As the Chief Carrot Lover and co-founder of my skin care company, Yes To (makers of the Yes To Carrots skin care line), I’m the product guy. I love big ideas--and I like to think that I have a pretty good understanding of the ones our customers will love. 

But a few years ago, I learned a couple of key product lessons that every founder must learn early on:

a) You're not always right, and

b) Sometimes the best ideas come from unexpected sources.   

Here’s what happened. 

The Idea That Wouldn’t Go Away 

My co-founder is Lance Kalish, and he’s also our resident finance wiz and operations guy. One day, he approached me with what he called “a game-changing idea.” Usually when Lance comes to me with grandiose ideas for products, marketing concepts, or PR stunts--all of the areas of the business I handle--I simply smile, nod, and pretend to take him seriously. (And in full disclosure, I know he does the same when I ramble on to him about my big ideas regarding the balance sheet.) 

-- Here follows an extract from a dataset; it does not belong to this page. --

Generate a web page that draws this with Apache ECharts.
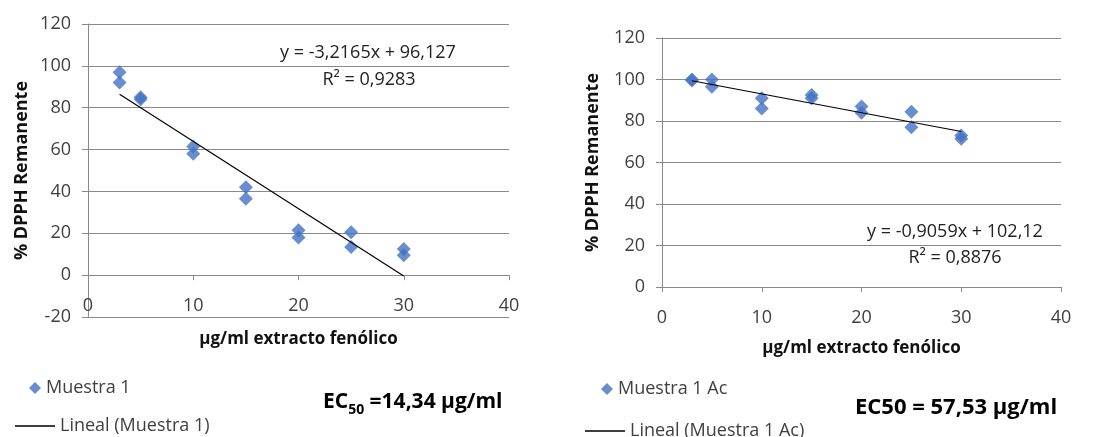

But this time, he was more persistent than usual. He said he had watched his wife go through pack after pack of crappy facial cleansing wipes. He had decided that not only should Yes To enter this product category but also that we could do it better than anyone else. I gave him my usual response: “Yeah, sounds great, mate. We’ll keep that one on the back burner.” Disposable wipes didn’t exactly fit our mission to be earth-friendly, so this struck me as a terrible move for our company to make. 

Lance proceeded to bring the idea up to me weekly for the next couple of months (to my mild annoyance). Finally, to quiet him down, I agreed to add it to our new product development pipeline and promised to show the idea to one of our key retailers at an upcoming strategic session. 

In the meantime, our product team did a bit of research and learned that it was possible to create wipes that were compostable, hypoallergenic, and 98% natural. We mocked up the packaging and prepared to show it to the retailer.  

I was still not completely convinced that the retailer would be interested, so I buried the pitch at the end of the presentation. When we finally got to this slide, I watched Lance’s face brighten up. This was his big moment. I cautiously started to describe the product, thinking I’d hear crickets. 

To my total surprise (and Lance’s delight), the buyer stopped me halfway through my pitch. “Mark my words,” he said. “This will be your No. 1 item next year.” I was dumbfounded. Then the buyer added, “I want it in three months. Can you do that?” We looked around the room at one another and then responded in typical Yes To fashion--with a big "Yes!"

The Making of a Bestseller 

Our team went into overdrive to finalize the product. Anyone in product development knows the process usually takes around 12 months. Needless to say, this was a very chaotic, though creative, cycle. My favorite part was our fragrance-selection process: I sent an intern to our favorite San Francisco watering hole with three different product samples and enough money to buy a few pitchers of magaritas for patrons willing to cast their vote. Very scientific! 

In the end, we pulled it off. Three months later, the Yes To Cucumbers Facial Towelettes were on shelves, and they quickly became the No. 1 product in the entire category. 

Lance has had a field day with this one ever since. 

So, my advice is simple: You’re brimming with brilliant ideas and sound insight into your customers’ behaviors and desires. But you’re not the only one. Keep your eyes and ears open to ideas from everyone--even the finance guy. They could be brainstorming your next big thing.